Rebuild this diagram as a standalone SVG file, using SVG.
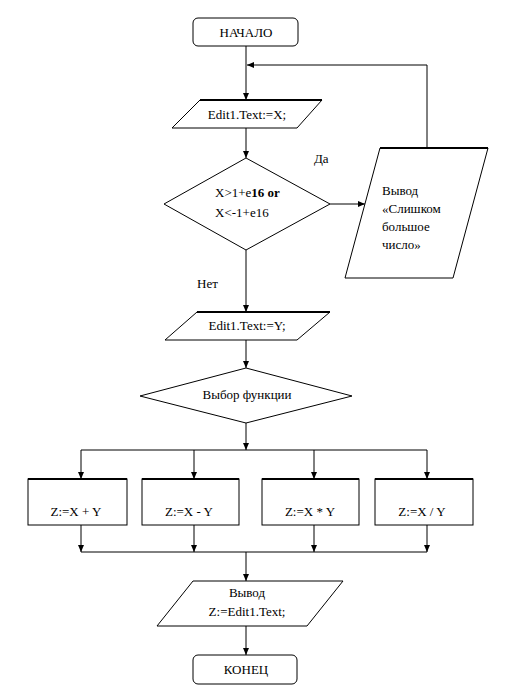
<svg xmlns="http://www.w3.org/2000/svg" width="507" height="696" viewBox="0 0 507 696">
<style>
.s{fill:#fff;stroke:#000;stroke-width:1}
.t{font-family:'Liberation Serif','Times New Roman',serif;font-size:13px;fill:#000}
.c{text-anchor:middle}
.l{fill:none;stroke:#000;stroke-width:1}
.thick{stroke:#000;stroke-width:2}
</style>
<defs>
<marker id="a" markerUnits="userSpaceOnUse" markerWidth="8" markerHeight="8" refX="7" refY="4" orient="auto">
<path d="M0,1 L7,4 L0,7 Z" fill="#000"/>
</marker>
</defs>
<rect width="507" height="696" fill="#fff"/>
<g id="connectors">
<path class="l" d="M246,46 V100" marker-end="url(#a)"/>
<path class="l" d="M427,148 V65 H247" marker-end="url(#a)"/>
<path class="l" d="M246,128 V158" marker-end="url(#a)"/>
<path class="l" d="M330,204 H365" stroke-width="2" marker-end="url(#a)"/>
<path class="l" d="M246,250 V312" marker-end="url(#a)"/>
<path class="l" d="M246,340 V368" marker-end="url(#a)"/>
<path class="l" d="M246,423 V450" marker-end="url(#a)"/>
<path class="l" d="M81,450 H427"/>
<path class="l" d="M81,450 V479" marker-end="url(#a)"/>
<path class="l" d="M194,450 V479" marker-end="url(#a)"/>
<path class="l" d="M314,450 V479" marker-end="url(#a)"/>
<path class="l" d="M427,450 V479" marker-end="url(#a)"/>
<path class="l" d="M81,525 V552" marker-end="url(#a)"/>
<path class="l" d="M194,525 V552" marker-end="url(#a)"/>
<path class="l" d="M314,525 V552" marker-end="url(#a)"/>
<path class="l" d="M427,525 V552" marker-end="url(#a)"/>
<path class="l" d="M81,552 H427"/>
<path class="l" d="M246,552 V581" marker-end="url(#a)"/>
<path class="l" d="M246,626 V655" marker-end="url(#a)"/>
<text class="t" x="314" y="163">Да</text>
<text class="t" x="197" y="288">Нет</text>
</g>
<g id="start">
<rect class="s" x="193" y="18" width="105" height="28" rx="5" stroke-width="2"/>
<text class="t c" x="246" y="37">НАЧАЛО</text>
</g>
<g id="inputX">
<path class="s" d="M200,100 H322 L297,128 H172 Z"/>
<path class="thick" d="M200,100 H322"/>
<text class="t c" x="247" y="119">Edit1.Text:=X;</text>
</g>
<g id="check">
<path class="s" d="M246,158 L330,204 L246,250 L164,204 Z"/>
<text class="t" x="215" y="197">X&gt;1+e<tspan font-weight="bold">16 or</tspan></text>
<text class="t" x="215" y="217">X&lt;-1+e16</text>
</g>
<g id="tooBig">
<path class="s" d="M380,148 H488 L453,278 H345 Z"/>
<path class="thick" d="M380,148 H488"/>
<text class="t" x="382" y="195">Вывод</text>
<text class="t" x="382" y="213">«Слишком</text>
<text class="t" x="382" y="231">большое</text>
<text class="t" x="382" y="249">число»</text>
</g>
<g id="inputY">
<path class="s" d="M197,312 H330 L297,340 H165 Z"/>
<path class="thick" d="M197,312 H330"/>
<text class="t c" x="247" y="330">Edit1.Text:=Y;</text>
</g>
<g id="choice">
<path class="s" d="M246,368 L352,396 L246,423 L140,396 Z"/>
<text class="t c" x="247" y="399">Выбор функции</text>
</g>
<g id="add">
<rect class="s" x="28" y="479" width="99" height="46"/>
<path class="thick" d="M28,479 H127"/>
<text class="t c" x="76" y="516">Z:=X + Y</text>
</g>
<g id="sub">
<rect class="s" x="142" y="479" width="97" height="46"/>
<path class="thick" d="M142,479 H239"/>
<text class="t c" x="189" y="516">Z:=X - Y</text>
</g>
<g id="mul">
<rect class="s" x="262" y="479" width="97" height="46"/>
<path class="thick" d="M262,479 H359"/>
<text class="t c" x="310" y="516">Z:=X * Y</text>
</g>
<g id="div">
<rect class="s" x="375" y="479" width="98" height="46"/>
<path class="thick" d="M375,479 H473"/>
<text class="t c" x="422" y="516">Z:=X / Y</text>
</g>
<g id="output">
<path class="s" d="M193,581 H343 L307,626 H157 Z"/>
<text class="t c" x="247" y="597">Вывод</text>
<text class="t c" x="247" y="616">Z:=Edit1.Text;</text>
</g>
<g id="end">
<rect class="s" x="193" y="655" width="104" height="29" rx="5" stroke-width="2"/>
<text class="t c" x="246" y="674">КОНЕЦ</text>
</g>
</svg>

=-=-=-=-=

Set down the complete material exactly, but do not include the images.

__The response__.
Rebuild this diagram as a standalone SVG file, using SVG.
<svg xmlns="http://www.w3.org/2000/svg" width="507" height="696" viewBox="0 0 507 696">
<style>
.s{fill:#fff;stroke:#000;stroke-width:1}
.t{font-family:'Liberation Serif','Times New Roman',serif;font-size:13px;fill:#000}
.c{text-anchor:middle}
.l{fill:none;stroke:#000;stroke-width:1}
.thick{stroke:#000;stroke-width:2}
</style>
<defs>
<marker id="a" markerUnits="userSpaceOnUse" markerWidth="8" markerHeight="8" refX="7" refY="4" orient="auto">
<path d="M0,1 L7,4 L0,7 Z" fill="#000"/>
</marker>
</defs>
<rect width="507" height="696" fill="#fff"/>
<g id="connectors">
<path class="l" d="M246,46 V100" marker-end="url(#a)"/>
<path class="l" d="M427,148 V65 H247" marker-end="url(#a)"/>
<path class="l" d="M246,128 V158" marker-end="url(#a)"/>
<path class="l" d="M330,204 H365" stroke-width="2" marker-end="url(#a)"/>
<path class="l" d="M246,250 V312" marker-end="url(#a)"/>
<path class="l" d="M246,340 V368" marker-end="url(#a)"/>
<path class="l" d="M246,423 V450" marker-end="url(#a)"/>
<path class="l" d="M81,450 H427"/>
<path class="l" d="M81,450 V479" marker-end="url(#a)"/>
<path class="l" d="M194,450 V479" marker-end="url(#a)"/>
<path class="l" d="M314,450 V479" marker-end="url(#a)"/>
<path class="l" d="M427,450 V479" marker-end="url(#a)"/>
<path class="l" d="M81,525 V552" marker-end="url(#a)"/>
<path class="l" d="M194,525 V552" marker-end="url(#a)"/>
<path class="l" d="M314,525 V552" marker-end="url(#a)"/>
<path class="l" d="M427,525 V552" marker-end="url(#a)"/>
<path class="l" d="M81,552 H427"/>
<path class="l" d="M246,552 V581" marker-end="url(#a)"/>
<path class="l" d="M246,626 V655" marker-end="url(#a)"/>
<text class="t" x="314" y="163">Да</text>
<text class="t" x="197" y="288">Нет</text>
</g>
<g id="start">
<rect class="s" x="193" y="18" width="105" height="28" rx="5" stroke-width="2"/>
<text class="t c" x="246" y="37">НАЧАЛО</text>
</g>
<g id="inputX">
<path class="s" d="M200,100 H322 L297,128 H172 Z"/>
<path class="thick" d="M200,100 H322"/>
<text class="t c" x="247" y="119">Edit1.Text:=X;</text>
</g>
<g id="check">
<path class="s" d="M246,158 L330,204 L246,250 L164,204 Z"/>
<text class="t" x="215" y="197">X&gt;1+e<tspan font-weight="bold">16 or</tspan></text>
<text class="t" x="215" y="217">X&lt;-1+e16</text>
</g>
<g id="tooBig">
<path class="s" d="M380,148 H488 L453,278 H345 Z"/>
<path class="thick" d="M380,148 H488"/>
<text class="t" x="382" y="195">Вывод</text>
<text class="t" x="382" y="213">«Слишком</text>
<text class="t" x="382" y="231">большое</text>
<text class="t" x="382" y="249">число»</text>
</g>
<g id="inputY">
<path class="s" d="M197,312 H330 L297,340 H165 Z"/>
<path class="thick" d="M197,312 H330"/>
<text class="t c" x="247" y="330">Edit1.Text:=Y;</text>
</g>
<g id="choice">
<path class="s" d="M246,368 L352,396 L246,423 L140,396 Z"/>
<text class="t c" x="247" y="399">Выбор функции</text>
</g>
<g id="add">
<rect class="s" x="28" y="479" width="99" height="46"/>
<path class="thick" d="M28,479 H127"/>
<text class="t c" x="76" y="516">Z:=X + Y</text>
</g>
<g id="sub">
<rect class="s" x="142" y="479" width="97" height="46"/>
<path class="thick" d="M142,479 H239"/>
<text class="t c" x="189" y="516">Z:=X - Y</text>
</g>
<g id="mul">
<rect class="s" x="262" y="479" width="97" height="46"/>
<path class="thick" d="M262,479 H359"/>
<text class="t c" x="310" y="516">Z:=X * Y</text>
</g>
<g id="div">
<rect class="s" x="375" y="479" width="98" height="46"/>
<path class="thick" d="M375,479 H473"/>
<text class="t c" x="422" y="516">Z:=X / Y</text>
</g>
<g id="output">
<path class="s" d="M193,581 H343 L307,626 H157 Z"/>
<text class="t c" x="247" y="597">Вывод</text>
<text class="t c" x="247" y="616">Z:=Edit1.Text;</text>
</g>
<g id="end">
<rect class="s" x="193" y="655" width="104" height="29" rx="5" stroke-width="2"/>
<text class="t c" x="246" y="674">КОНЕЦ</text>
</g>
</svg>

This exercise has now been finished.